Decyzja o poderwaniu maszyn nastąpiła w związku z "aktywnością lotnictwa dalekiego zasięgu Federacji Rosyjskiej, wykonującego uderzenia na terytorium Ukrainy".
Rosja atakowała Ukrainę. Polskie i sojusznicze samoloty w powietrzu
"Zgodnie z obowiązującymi procedurami Dowódca Operacyjny RSZ uruchomił siły i środki pozostające w jego dyspozycji. Poderwane zostały dyżurne pary myśliwskie, a naziemne systemy obrony powietrznej oraz rozpoznania radiolokacyjnego osiągnęły stan najwyższej gotowości" - podano w komunikacie na portalu X.
Wojsko zaznaczało, że działania te miały "charakter prewencyjny" i "były ukierunkowane na zabezpieczenie przestrzeni powietrznej i ochronę obywateli, zwłaszcza w rejonach przyległych do zagrożonych obszarów".
Po godz. 8 Dowództwo Operacyjne RSZ poinformowało, że "operowanie polskiego i sojuszniczego lotnictwa w naszej przestrzeni powietrznej zostało zakończone w związku z zaprzestaniem uderzeń lotnictwa dalekiego zasięgu Federacji Rosyjskiej na Ukrainę".
"Uruchomione naziemne systemy obrony powietrznej i rozpoznania radiolokacyjnego powróciły do standardowej działalności operacyjnej" - podało wojsko.
Wojsko: Nie naruszono przestrzeni powietrznej RP
"Informujemy, że nie zaobserwowano naruszenia przestrzeni powietrznej RP" - czytamy w komunikacie.
"Wojsko na bieżąco monitoruje sytuację na terytorium Ukrainy i pozostaje w stałej gotowości do zapewnienia bezpieczeństwa polskiej przestrzeni powietrznej" - zapewniło Dowództwo Operacyjne RSZ.
W związku z niedzielną operacją wojsko "podziękowało za wsparcie NATO oraz Królewskim Holenderskim Siłom Powietrznym, których myśliwce F-35 pomagały dzisiejszej nocy zapewnić bezpieczeństwo na polskim niebie".
"Podziękowania kierujemy także do Bundeswehry za zaangażowanie i wsparcie poprzez systemy Patriot, wzmacniające ochronę polskiej przestrzeni powietrznej" - czytamy w komunikacie.
Lotniska w Lublinie i Rzeszowie. "Przestrzeń powietrzna tymczasowo zamkniętą"

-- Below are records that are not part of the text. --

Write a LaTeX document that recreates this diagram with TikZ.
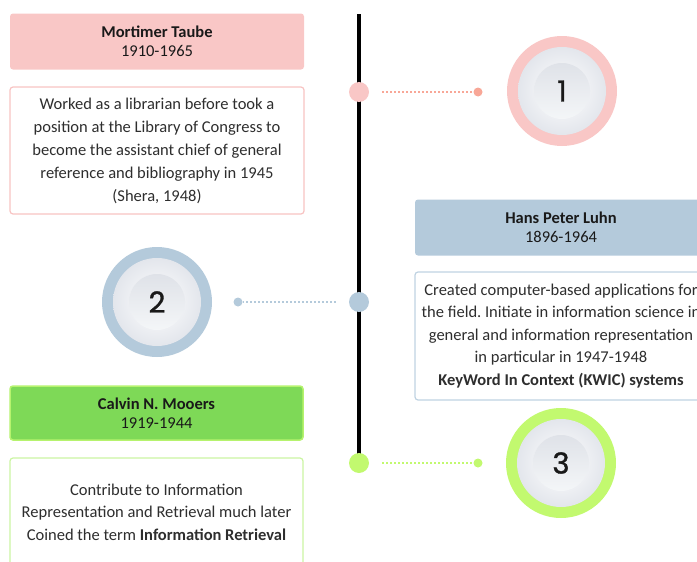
\documentclass[tikz,border=0pt]{standalone}
\usepackage{fontspec}
\setmainfont{Carlito}
\newfontfamily\numfont[FakeBold=1.2]{Poppins}
\usetikzlibrary{positioning}
\frenchspacing
\definecolor{rosefill}{HTML}{F9C7C6}
\definecolor{roseline}{HTML}{F8C4C3}
\definecolor{rosedot}{HTML}{F8A797}
\definecolor{bluefill}{HTML}{B4CADB}
\definecolor{blueline}{HTML}{C0D3E2}
\definecolor{greenfill}{HTML}{7ED957}
\definecolor{greenedge}{HTML}{B6F36E}
\definecolor{greenring}{HTML}{C2F96F}
\definecolor{greenline}{HTML}{CBF5A3}
\definecolor{bodytext}{HTML}{2E2E2E}
\definecolor{discedge}{HTML}{E3E6EC}
\definecolor{hubtop}{HTML}{DFE2E8}
\definecolor{hubfoot}{HTML}{F4F6F8}
\newcommand{\medal}[4]{% name, centre, ring colour, number
  \node[ring, fill=#3] (#1) at (#2) {};
  \node[disc] (#1-disc) at (#1) {};
  \node[hub] (#1-hub) at (#1) {\numfont #4};
}

\begin{document}
\begin{tikzpicture}[x=1pt,y=-1pt,
    head/.style={rounded corners=3pt, align=center, inner sep=0pt, minimum width=294pt, minimum height=56pt, font=\fontsize{16.5}{19}\selectfont, text=black!90},
    info/.style={rounded corners=3pt, align=center, inner sep=0pt, line width=1.2pt, fill=white, minimum width=294pt, font=\fontsize{16.5}{23}\selectfont, text=bodytext},
    dot/.style={circle, inner sep=0pt, minimum size=20pt},
    pip/.style={circle, inner sep=0pt, minimum size=9pt},
    link/.style={line width=2pt, dash pattern=on 2pt off 2pt, shorten <=13pt},
    ring/.style={circle, inner sep=0pt, minimum size=110pt},
    disc/.style={circle, inner sep=0pt, minimum size=88pt, inner color=white, outer color=discedge},
    hub/.style={circle, inner sep=0pt, minimum size=56pt, top color=hubtop, bottom color=hubfoot, font=\fontsize{29}{29}\selectfont, text=black!90}]
  \useasboundingbox (0,0) rectangle (697,562);

  % timeline
  \coordinate (top) at (359,14);
  \coordinate (bottom) at (359,458);
  \draw[line width=4pt] (top) -- (bottom);

  % Mortimer Taube
  \node[head, fill=rosefill] (taube) at (157,41.5) {\textbf{Mortimer Taube}\\1910-1965};
  \node[info, draw=roseline, minimum height=127pt] (taubeinfo) at (157,150.5)
    {Worked as a librarian before took a\\position at the Library of Congress to\\become the assistant chief of general\\reference and bibliography in 1945\\(Shera, 1948)};
  \node[dot, fill=rosefill] (taubedot) at (359,92) {};
  \node[pip, fill=rosedot] (taubepip) at (478,92) {};
  \draw[link, rosedot] (taubedot) -- (taubepip);
  \medal{one}{562,91}{rosefill}{1}

  % Hans Peter Luhn
  \node[head, fill=bluefill, minimum width=292pt] (luhn) at (561,227.5) {\textbf{Hans Peter Luhn}\\1896-1964};
  \node[info, draw=blueline, minimum width=292pt, minimum height=128pt, font=\fontsize{16.5}{22.5}\selectfont] (luhninfo) at (561,336)
    {Created computer-based applications for\\the field. Initiate in information science in\\general and information representation\\in particular in 1947-1948\\\textbf{KeyWord In Context (KWIC) systems}};
  \node[dot, fill=bluefill] (luhndot) at (359,302) {};
  \node[pip, fill=bluefill] (luhnpip) at (238,302) {};
  \draw[link, bluefill] (luhndot) -- (luhnpip);
  \medal{two}{157,302}{bluefill}{2}

  % Calvin N. Mooers
  \node[head, fill=greenfill, draw=greenedge, line width=1.5pt, minimum width=293pt, minimum height=54pt] (mooers) at (156.5,413) {\textbf{Calvin N. Mooers}\\1919-1944};
  \node[info, draw=greenline, minimum width=293pt, minimum height=108pt, font=\fontsize{16.5}{22.5}\selectfont] (mooersinfo) at (156.5,512)
    {Contribute to Information\\Representation and Retrieval much later\\Coined the term \textbf{Information Retrieval}};
  \node[dot, fill=greenring] (mooersdot) at (359,463) {};
  \node[pip, fill=greenring] (mooerspip) at (478,463) {};
  \draw[link, greenring] (mooersdot) -- (mooerspip);
  \medal{three}{561,463}{greenring}{3}
\end{tikzpicture}
\end{document}
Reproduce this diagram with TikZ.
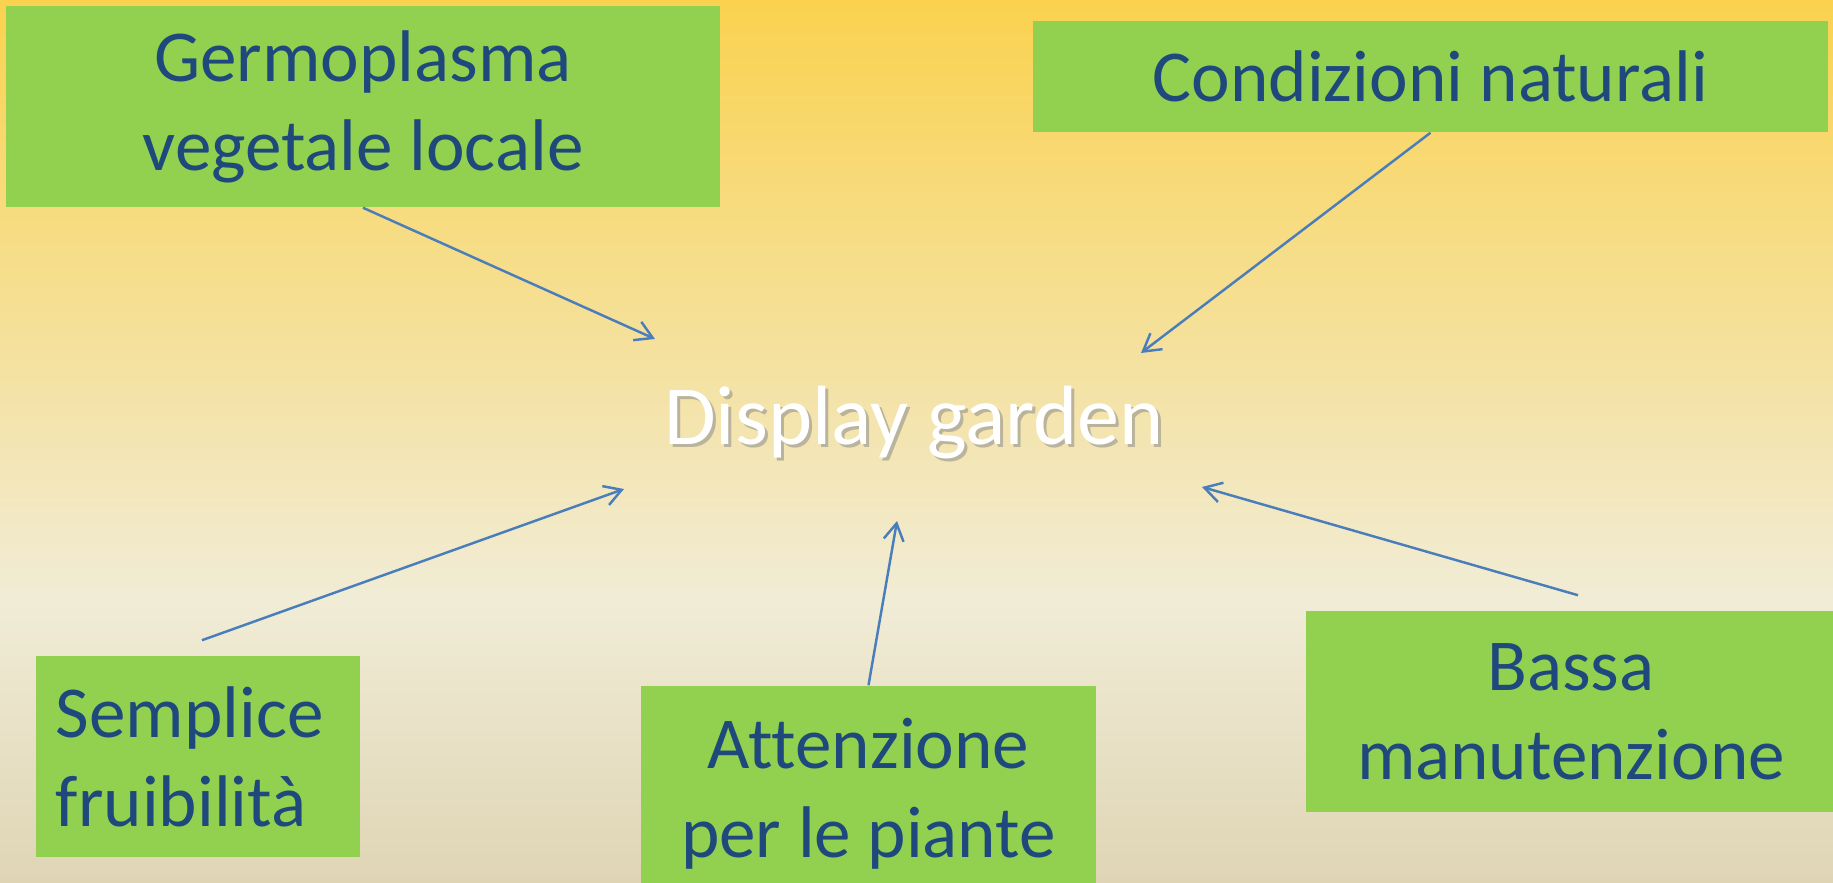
\documentclass[tikz,border=0pt]{standalone}
\usepackage{fontspec}
\setmainfont{Carlito}[Ligatures=CommonOff]
\usetikzlibrary{arrows.meta}
\definecolor{boxgreen}{HTML}{92D050}
\definecolor{textblue}{HTML}{1F497D}
\definecolor{arrowblue}{HTML}{4A7EBB}
\definecolor{bgtop}{HTML}{FAD24F}
\definecolor{bgmid}{HTML}{F5DB86}
\definecolor{bglight}{HTML}{F1ECD6}
\definecolor{bgbottom}{HTML}{DFD5B5}

\begin{document}
\begin{tikzpicture}[x=0.01cm, y=-0.01cm,
    topic/.style={fill=boxgreen, text=textblue, align=center, inner sep=0pt,
      font=\fontsize{20.8}{25.3}\selectfont},
    centre/.style={anchor=base, font=\fontsize{23.9}{28}\selectfont},
    arr/.style={draw=arrowblue, line width=0.7pt,
      -{Straight Barb[length=0.17cm, width=0.2cm]}}]
    \useasboundingbox (0,0) rectangle (1833,883);
    \clip (0,0) rectangle (1833,883);
    % background
    \shade[top color=bgtop, middle color=bgmid, bottom color=bglight] (0,0) rectangle (1833,601);
    \shade[top color=bglight, bottom color=bgbottom] (0,600) rectangle (1833,883);

    % centre text with its shadow
    \node[centre, text=black!45, opacity=0.55] (dgshadow) at (917,448) {Display garden};
    \node[centre, text=white] (dg) at (914,445) {Display garden};

    % boxes
    \node[topic, minimum width=7.14cm, minimum height=2.01cm] (germ) at (363,106.5) {Germoplasma\\vegetale locale};
    \node[topic, minimum width=7.95cm, minimum height=1.11cm] (cond) at (1430.5,76.5) {Condizioni naturali};
    \node[topic, minimum width=3.24cm, minimum height=2.01cm, align=left, text width=2.84cm] (semp) at (198,756.5) {Semplice\\fruibilità};
    \node[topic, minimum width=4.55cm, minimum height=2.15cm] (attn) at (868.5,793.5) {Attenzione\\per le piante};
    \node[topic, minimum width=5.30cm, minimum height=2.01cm] (bassa) at (1571,711.5) {Bassa\\manutenzione};

    % arrow ends near the centre
    \coordinate (germend) at (655,339);
    \coordinate (condend) at (1141,353);
    \coordinate (sempend) at (624,489);
    \coordinate (attnend) at (897,521);
    \coordinate (bassaend) at (1202,487);

    % arrows
    \draw[arr] (germ.south) -- (germend);
    \draw[arr] (cond.south) -- (condend);
    \draw[arr] ([shift={(4,-15)}]semp.north) -- (sempend);
    \draw[arr] (attn.north) -- (attnend);
    \draw[arr] ([shift={(7,-15)}]bassa.north) -- (bassaend);
\end{tikzpicture}
\end{document}
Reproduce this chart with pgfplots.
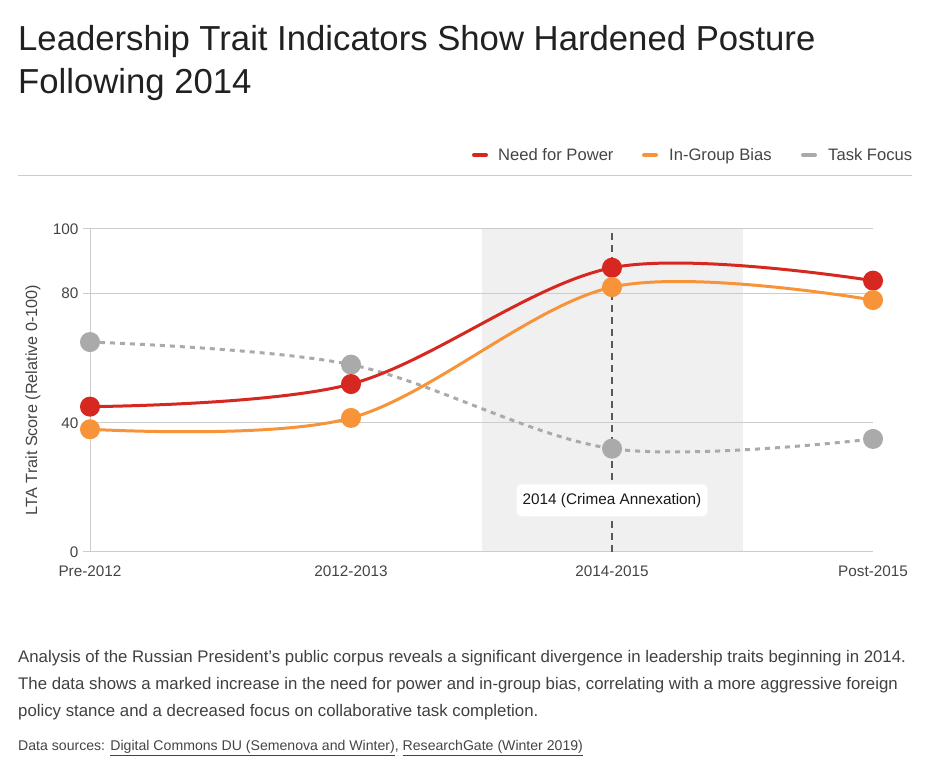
\documentclass[border=0pt]{standalone}
\usepackage{pgfplots}
\pgfplotsset{compat=1.18}
\usepackage{fontspec}
\setmainfont{Liberation Sans}
\definecolor{cRed}{RGB}{214,40,32}
\definecolor{cOrange}{RGB}{247,148,58}
\definecolor{cGray}{RGB}{170,170,170}
\definecolor{cGrid}{RGB}{204,204,204}
\definecolor{cShade}{RGB}{240,240,240}
\definecolor{cText}{RGB}{68,68,68}
\begin{document}
\begin{tikzpicture}[x=1bp,y=1bp]
\useasboundingbox (0,0) rectangle (931,774);
% title
\node[anchor=base west,inner sep=0,font=\fontsize{34.7bp}{40bp}\selectfont,text=black!87] at (18,723) {Leadership Trait Indicators Show Hardened Posture};
\node[anchor=base west,inner sep=0,font=\fontsize{34.7bp}{40bp}\selectfont,text=black!87] at (18,680) {Following 2014};
% legend
\draw[cRed,line width=4bp,line cap=round] (474,619) -- (486,619);
\node[anchor=base west,inner sep=0,font=\fontsize{16.6bp}{19bp}\selectfont,text=cText] at (498,613.5) {Need for Power};
\draw[cOrange,line width=4bp,line cap=round] (644,619) -- (656,619);
\node[anchor=base west,inner sep=0,font=\fontsize{16.6bp}{19bp}\selectfont,text=cText] at (669,613.5) {In-Group Bias};
\draw[cGray,line width=4bp,line cap=round] (803,619) -- (815,619);
\node[anchor=base west,inner sep=0,font=\fontsize{16.6bp}{19bp}\selectfont,text=cText] at (828,613.5) {Task Focus};
\draw[cGrid,line width=1bp] (18,598) -- (912,598);
% y label
\node[rotate=90,inner sep=0,font=\fontsize{16.2bp}{19bp}\selectfont,text=cText] at (33,374) {LTA Trait Score (Relative 0-100)};
\begin{axis}[
  at={(90bp,222bp)}, anchor=origin,
  width=783bp, height=323bp, scale only axis,
  xmin=0, xmax=3, ymin=0, ymax=100,
  axis x line*=bottom, axis y line*=left,
  axis line style={draw=cGrid, line width=1bp, -},
  xtick={0,1,2,3},
  xticklabels={Pre-2012,2012-2013,2014-2015,Post-2015},
  x tick style={draw=none},
  ytick={0,40,80,100},
  y tick style={draw=cGrid, line width=1bp},
  major tick length=7bp, tick align=outside,
  ymajorgrids, major grid style={draw=cGrid, line width=1bp},
  tick label style={font=\fontsize{15.3bp}{18bp}\selectfont, text=cText},
  /pgf/number format/assume math mode=true,
  xticklabel style={yshift=-3bp},
  yticklabel style={xshift=-1bp},
  clip=false,
]
\fill[cShade] (axis cs:1.5,0) rectangle (axis cs:2.5,100);
\draw[cGrid, line width=1bp] (axis cs:1.5,40) -- (axis cs:2.5,40);
\draw[cGrid, line width=1bp] (axis cs:1.5,80) -- (axis cs:2.5,80);
\draw[cGrid, line width=1bp] (axis cs:1.5,100) -- (axis cs:2.5,100);
\draw[cGrid, line width=1bp] (axis cs:1.5,0) -- (axis cs:2.5,0);
\draw[black!65, line width=2bp, dash pattern=on 7bp off 5bp] (axis cs:2,0) -- (axis cs:2,100);
\addplot[cGray, line width=3bp, dash pattern=on 5bp off 5bp, smooth, tension=0.55,
  mark=*, mark size=8.5bp, mark options={solid, fill=cGray, draw=none}]
  coordinates {(0,65) (1,58) (2,32) (3,35)};
\addplot[cRed, line width=3bp, smooth, tension=0.55,
  mark=*, mark size=8.5bp, mark options={fill=cRed, draw=none}]
  coordinates {(0,45) (1,52) (2,88) (3,84)};
\addplot[cOrange, line width=3bp, smooth, tension=0.55,
  mark=*, mark size=8.5bp, mark options={fill=cOrange, draw=none}]
  coordinates {(0,38) (1,41.5) (2,82) (3,78)};
\node[fill=white, rounded corners=5bp, minimum width=191bp, minimum height=32bp, inner sep=0,
  font=\fontsize{15.3bp}{18bp}\selectfont, text=black!90] at (axis cs:2,16) {2014 (Crimea Annexation)};
\end{axis}
% description
\node[anchor=base west,inner sep=0,font=\fontsize{16.8bp}{20bp}\selectfont,text=black!75] at (18,111) {Analysis of the Russian President's public corpus reveals a significant divergence in leadership traits beginning in 2014.};
\node[anchor=base west,inner sep=0,font=\fontsize{16.8bp}{20bp}\selectfont,text=black!75] at (18,84) {The data shows a marked increase in the need for power and in-group bias, correlating with a more aggressive foreign};
\node[anchor=base west,inner sep=0,font=\fontsize{16.8bp}{20bp}\selectfont,text=black!75] at (18,57) {policy stance and a decreased focus on collaborative task completion.};
\node[anchor=base west,inner sep=0,font=\fontsize{14.1bp}{17bp}\selectfont,text=cText] at (18,23) {Data sources: \underline{Digital Commons DU (Semenova and Winter)}, \underline{ResearchGate (Winter 2019)}};
\end{tikzpicture}
\end{document}
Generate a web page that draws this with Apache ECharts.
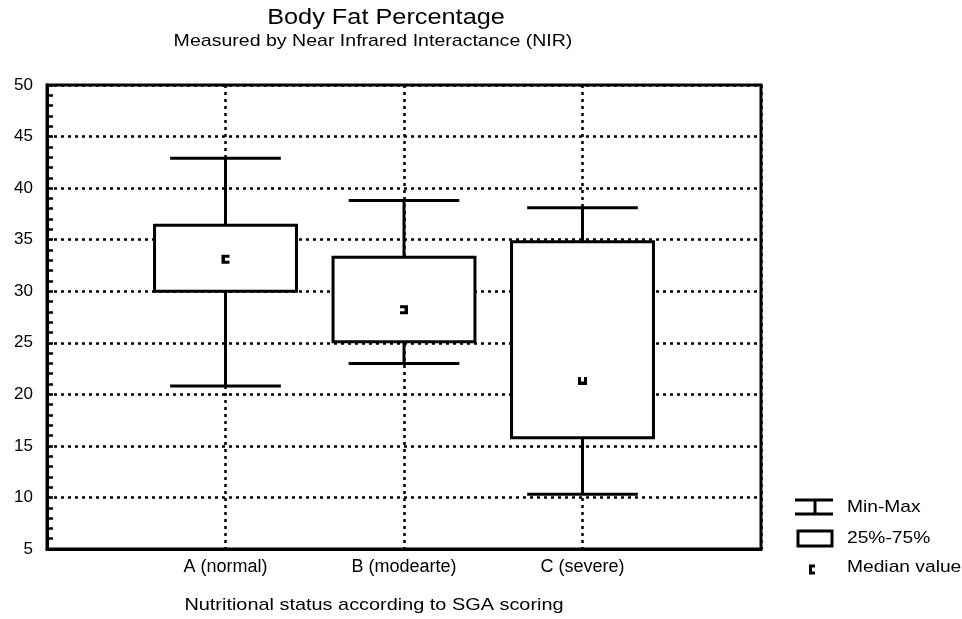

Serwis Flightradar24, który monitoruje loty na świecie, po komunikacie wojska o poderwaniu myśliwców, przekazał, że przestrzeń powietrzna nad lotniskami w Rzeszowie i Lublinie została tymczasowo zamknięta ze względu "nieplanowanych działań wojskowych związanych z zapewnieniem bezpieczeństwa państwa".
Z danych Sił Powietrznych Ukrainy wynikało, że o godz. 5 rano w całym kraju obowiązywały ostrzeżenia przed nalotami. Alarm ogłoszono z powodu startu rosyjskiego samolotu MiG-31K.
W nocy z soboty na niedzielę rosyjskie wojska przeprowadziły zmasowany atak rakietowy oraz przy użyciu dronów na liczne cele w całym kraju. Między innymi przez całą noc roje dronów typu Shahed zagrażały Kijowowi.
Skutki nocnego nalotu Rosji odnotowano także w innych miejscowościach w obwodzie kijowskim. Przez całą noc atakowane były też cele w innych regionach Ukrainy, między innymi w Zaporożu i Chmielnickim. Według ukraińskich mediów wojska rosyjskie prowadziły ostrzał przy użyciu pocisków balistycznych i manewrujących.
Agencja Reutera podała, że według niezależnych obserwatorów był to jeden z największych rosyjskich ataków na stolicę Ukrainy i otaczający ją region od początku wojny.